RECORDED DATA
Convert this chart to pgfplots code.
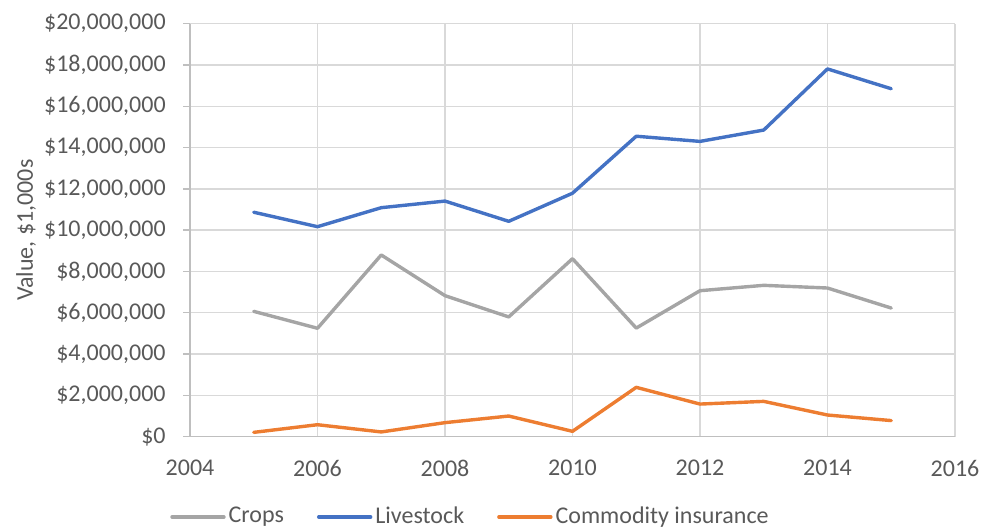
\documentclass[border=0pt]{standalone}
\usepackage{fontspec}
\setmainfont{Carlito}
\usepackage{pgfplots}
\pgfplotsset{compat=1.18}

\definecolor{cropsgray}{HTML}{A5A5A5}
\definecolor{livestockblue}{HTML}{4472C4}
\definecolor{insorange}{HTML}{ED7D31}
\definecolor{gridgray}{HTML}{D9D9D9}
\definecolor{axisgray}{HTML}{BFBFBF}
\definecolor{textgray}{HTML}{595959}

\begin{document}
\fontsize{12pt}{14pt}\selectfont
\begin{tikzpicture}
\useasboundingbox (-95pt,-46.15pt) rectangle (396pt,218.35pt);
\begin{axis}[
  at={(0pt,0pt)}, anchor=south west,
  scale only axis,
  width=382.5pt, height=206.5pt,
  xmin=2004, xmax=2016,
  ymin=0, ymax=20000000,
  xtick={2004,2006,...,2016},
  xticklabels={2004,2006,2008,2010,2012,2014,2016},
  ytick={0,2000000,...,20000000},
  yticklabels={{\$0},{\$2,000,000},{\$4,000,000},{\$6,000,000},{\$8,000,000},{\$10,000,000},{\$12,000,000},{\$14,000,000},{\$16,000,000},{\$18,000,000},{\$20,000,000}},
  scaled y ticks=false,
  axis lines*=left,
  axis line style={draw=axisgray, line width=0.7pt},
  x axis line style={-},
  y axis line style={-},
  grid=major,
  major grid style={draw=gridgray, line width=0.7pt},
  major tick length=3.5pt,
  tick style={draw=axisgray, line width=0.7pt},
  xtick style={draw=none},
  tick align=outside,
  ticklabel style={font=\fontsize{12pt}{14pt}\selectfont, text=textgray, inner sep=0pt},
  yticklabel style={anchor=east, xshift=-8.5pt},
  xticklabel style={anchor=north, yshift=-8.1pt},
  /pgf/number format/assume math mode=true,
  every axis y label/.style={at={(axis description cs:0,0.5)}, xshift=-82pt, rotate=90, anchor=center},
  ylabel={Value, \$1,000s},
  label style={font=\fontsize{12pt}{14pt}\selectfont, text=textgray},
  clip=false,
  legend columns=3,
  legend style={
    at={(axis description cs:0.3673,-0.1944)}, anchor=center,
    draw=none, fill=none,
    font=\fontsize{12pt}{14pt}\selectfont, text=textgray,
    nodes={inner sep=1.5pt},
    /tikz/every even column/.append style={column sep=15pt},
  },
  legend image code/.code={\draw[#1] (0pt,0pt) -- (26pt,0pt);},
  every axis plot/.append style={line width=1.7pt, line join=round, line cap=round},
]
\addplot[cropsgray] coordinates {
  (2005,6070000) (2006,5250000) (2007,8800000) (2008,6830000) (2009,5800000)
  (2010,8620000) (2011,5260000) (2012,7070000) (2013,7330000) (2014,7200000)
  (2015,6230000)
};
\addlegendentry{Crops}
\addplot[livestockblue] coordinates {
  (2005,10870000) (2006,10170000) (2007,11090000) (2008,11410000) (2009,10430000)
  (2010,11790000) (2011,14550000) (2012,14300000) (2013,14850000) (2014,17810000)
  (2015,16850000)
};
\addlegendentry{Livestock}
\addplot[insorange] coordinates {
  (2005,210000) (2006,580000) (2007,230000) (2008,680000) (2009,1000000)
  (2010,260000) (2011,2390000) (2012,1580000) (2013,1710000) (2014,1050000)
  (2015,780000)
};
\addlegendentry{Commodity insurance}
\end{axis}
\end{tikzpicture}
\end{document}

TASK REQUIREMENTS
Quote the data above in full and without alteration; skip the pictures.

RESULT
Convert this chart to pgfplots code.
\documentclass[border=0pt]{standalone}
\usepackage{fontspec}
\setmainfont{Carlito}
\usepackage{pgfplots}
\pgfplotsset{compat=1.18}

\definecolor{cropsgray}{HTML}{A5A5A5}
\definecolor{livestockblue}{HTML}{4472C4}
\definecolor{insorange}{HTML}{ED7D31}
\definecolor{gridgray}{HTML}{D9D9D9}
\definecolor{axisgray}{HTML}{BFBFBF}
\definecolor{textgray}{HTML}{595959}

\begin{document}
\fontsize{12pt}{14pt}\selectfont
\begin{tikzpicture}
\useasboundingbox (-95pt,-46.15pt) rectangle (396pt,218.35pt);
\begin{axis}[
  at={(0pt,0pt)}, anchor=south west,
  scale only axis,
  width=382.5pt, height=206.5pt,
  xmin=2004, xmax=2016,
  ymin=0, ymax=20000000,
  xtick={2004,2006,...,2016},
  xticklabels={2004,2006,2008,2010,2012,2014,2016},
  ytick={0,2000000,...,20000000},
  yticklabels={{\$0},{\$2,000,000},{\$4,000,000},{\$6,000,000},{\$8,000,000},{\$10,000,000},{\$12,000,000},{\$14,000,000},{\$16,000,000},{\$18,000,000},{\$20,000,000}},
  scaled y ticks=false,
  axis lines*=left,
  axis line style={draw=axisgray, line width=0.7pt},
  x axis line style={-},
  y axis line style={-},
  grid=major,
  major grid style={draw=gridgray, line width=0.7pt},
  major tick length=3.5pt,
  tick style={draw=axisgray, line width=0.7pt},
  xtick style={draw=none},
  tick align=outside,
  ticklabel style={font=\fontsize{12pt}{14pt}\selectfont, text=textgray, inner sep=0pt},
  yticklabel style={anchor=east, xshift=-8.5pt},
  xticklabel style={anchor=north, yshift=-8.1pt},
  /pgf/number format/assume math mode=true,
  every axis y label/.style={at={(axis description cs:0,0.5)}, xshift=-82pt, rotate=90, anchor=center},
  ylabel={Value, \$1,000s},
  label style={font=\fontsize{12pt}{14pt}\selectfont, text=textgray},
  clip=false,
  legend columns=3,
  legend style={
    at={(axis description cs:0.3673,-0.1944)}, anchor=center,
    draw=none, fill=none,
    font=\fontsize{12pt}{14pt}\selectfont, text=textgray,
    nodes={inner sep=1.5pt},
    /tikz/every even column/.append style={column sep=15pt},
  },
  legend image code/.code={\draw[#1] (0pt,0pt) -- (26pt,0pt);},
  every axis plot/.append style={line width=1.7pt, line join=round, line cap=round},
]
\addplot[cropsgray] coordinates {
  (2005,6070000) (2006,5250000) (2007,8800000) (2008,6830000) (2009,5800000)
  (2010,8620000) (2011,5260000) (2012,7070000) (2013,7330000) (2014,7200000)
  (2015,6230000)
};
\addlegendentry{Crops}
\addplot[livestockblue] coordinates {
  (2005,10870000) (2006,10170000) (2007,11090000) (2008,11410000) (2009,10430000)
  (2010,11790000) (2011,14550000) (2012,14300000) (2013,14850000) (2014,17810000)
  (2015,16850000)
};
\addlegendentry{Livestock}
\addplot[insorange] coordinates {
  (2005,210000) (2006,580000) (2007,230000) (2008,680000) (2009,1000000)
  (2010,260000) (2011,2390000) (2012,1580000) (2013,1710000) (2014,1050000)
  (2015,780000)
};
\addlegendentry{Commodity insurance}
\end{axis}
\end{tikzpicture}
\end{document}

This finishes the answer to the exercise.